Malcolm Beasley is President of the American Physical Society. Beasley received his Bachelor of Engineering Physics from Cornell University in 1962 and his PhD in Physics, also from Cornell, in 1967. He then went to Harvard University where, after a year as post-doctoral researcher, he joined the faculty in the Division of Engineering and Applied Physics, achieving the rank of Associate Professor before moving to Stanford University in 1974. Later, he was appointed the Sidney and Theodore Rosenberg Professor of Applied Physics at Stanford. While at Stanford, Beasley led the effort to establish the new multidisciplinary Geballe Laboratory for Advanced Materials and served as the Dean of the School of Humanities and Sciences. He became an emeritus professor in 2010 but continues his research activities.

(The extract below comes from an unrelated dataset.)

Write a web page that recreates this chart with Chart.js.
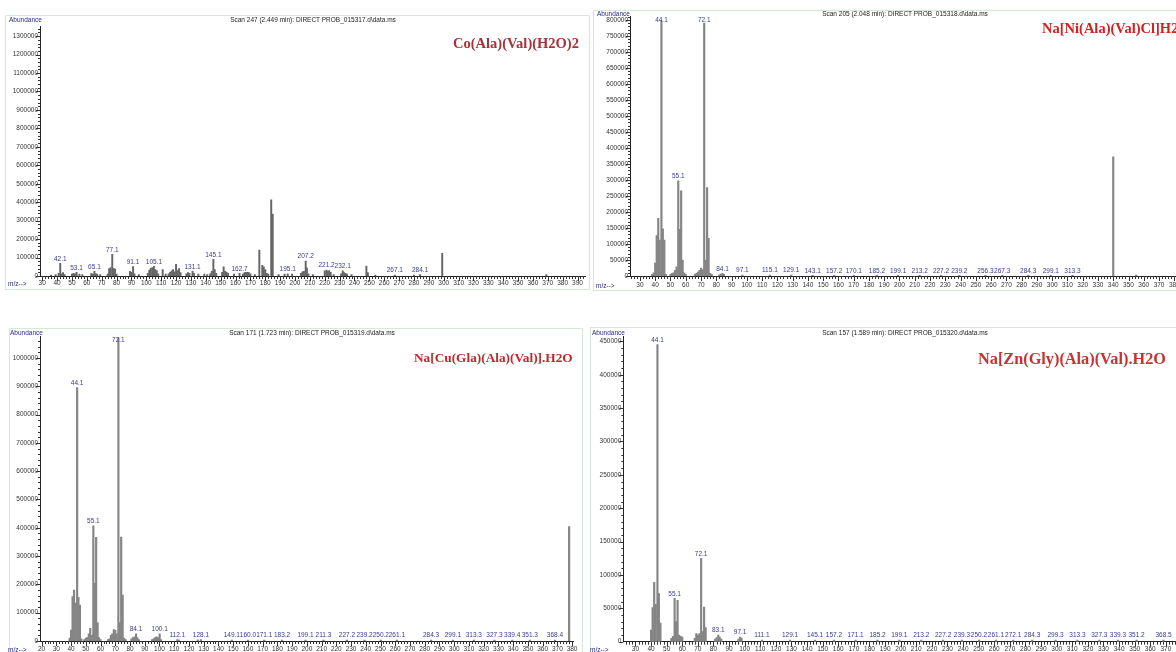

Beasley is presently a member of the Board of Trustees of the Associated Universities, Inc, a non-profit corporation that provides oversight of various scientific facilities on behalf of federal funding agencies, most notably the NSF-funded National Radio Astronomy Observatory, which is responsible for the North American part of the construction (and soon the operation) of the Atacama Large Millimeter Array in Chile. He also presently serves on the Program Committee of the Millennium Science Initiative of the Ministry of the Economy in Chile. Earlier, he was Chair of the DARPA Defense Sciences Research Council and served as Chair of the committee to investigate the possibility of scientific misconduct in the work of Hendrik Schön of Bell Laboratories and his coauthors. In addition, Beasley was one of the co-founders of a start-up company created to exploit the promise of high temperature superconductivity and has served several scientific advisory boards, including the Institute of Theoretical Physics (now the Kavli Institute for Theoretical Physics) at the University of California at Santa Barbara, the Oversight Committee of the School of Applied Science at Harvard, and currently the Advisory Committee of the Casimir Institute jointly created by the Delft University of Technology and Leiden University.
Beasley has received the Dean’s Award for Distinguished Teaching at Stanford and has been a Loeb Lecturer in Physics at Harvard and a James Clerk Maxwell Lecturer at the Institution of Electrical Engineers in London. He is a member of the National Academy of Sciences, and a Fellow of the American Academy of Arts and Sciences, the American Physical Society and the American Association for the Advancement of Science.